Organised CrimeSmuggling

New Report on Civil Society Observatory of Illicit Economies in Eastern and Southern Africa

The 12th issue of the Risk Bulletin of Illicit Economies in Eastern and Southern Africa, published by the Global Initiative Against Transnational Organized Crime, marks one full year in which our Observatory of Illicit Economies has been closely monitoring trends in organized crime and illegal trade across the region.

The report focuses on four very different illegal markets, distinct in both the commodities and the geographies involved: from ‘zama zamas’ (illegal gold miners operating in South Africa), to violent and organized heists in Kenya’s coffee industry. It also documents the ongoing trend of cheetah trafficking via Somaliland, primarily to the Gulf States, and the emergence of Afghan-produced methamphetamine being trafficked along routes used for trafficking heroin.

Highlights include:

The fight against illegal gold mining in South Africa faces new (and old) challenges.
As gold prices soar in the post-pandemic world economy, there are concerns that illegal mining activity in South Africa may be rising sharply. Tackling such a surge may prove difficult, given the history of illegal mining in the country. Sources in the industry have described how they face a number of challenges, including deteriorating law-enforcement capacity, endemic corruption and community support for the illegal miners. In this context, illegal miners appear set to remain an influential part of the criminal landscape in South Africa.

Is Afghanistan a new source for methamphetamine in eastern and southern Africa?
Production of methamphetamine in Afghanistan has boomed in the past three years, thanks to a combination of poor opium harvests for heroin, meth producers moving out of Iran into Afghanistan following an Iranian crackdown, and the discovery of a new and cheaper way of producing key meth precursors. However, it is still largely unknown to which market these massive volumes of meth are destined. Recent seizures of heroin and methamphetamine, and information from GI-TOC research into meth markets in eastern and southern Africa, suggest that some of this new influx of Afghan meth is being trafficked into Africa.

Somaliland: East Africa’s largest conduit for cheetah trafficking to the Gulf.
A recent spate of cheetah seizures in Somaliland has shown that the illicit demand for these animals remains strong. Cheetahs are highly prized as exotic pets in the Gulf states, and in supplying this market, traffickers have heavily impacted local cheetah populations in Africa, a situation compounded by the fact that many animals die on route. Despite international and domestic prohibitions against the trade, cheetahs remain at high risk.
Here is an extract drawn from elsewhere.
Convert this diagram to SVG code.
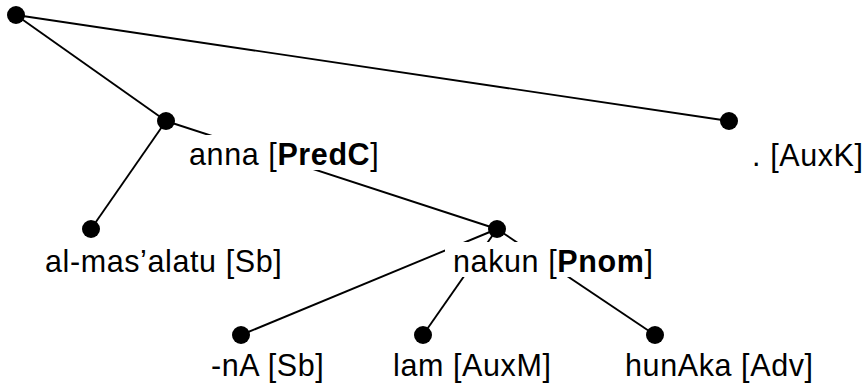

Kenya’s coffee industry is facing a resurgence in organized thefts.
Kenya’s world-famous coffee industry has, for the past decade, been targeted by armed gangs of thieves who carry out orchestrated, large-scale heists of the produce. A recent spate of thefts suggest the problem might be having a resurgence following a previous peak in 2011. Coffee farmers have reported how some thefts have turned violent, and farmers’ cooperatives have resorted to tightening security to protect their livelihoods. There are suggestions that the so-called ‘coffee cartels’ are protected by influential figures in politics, business and the police.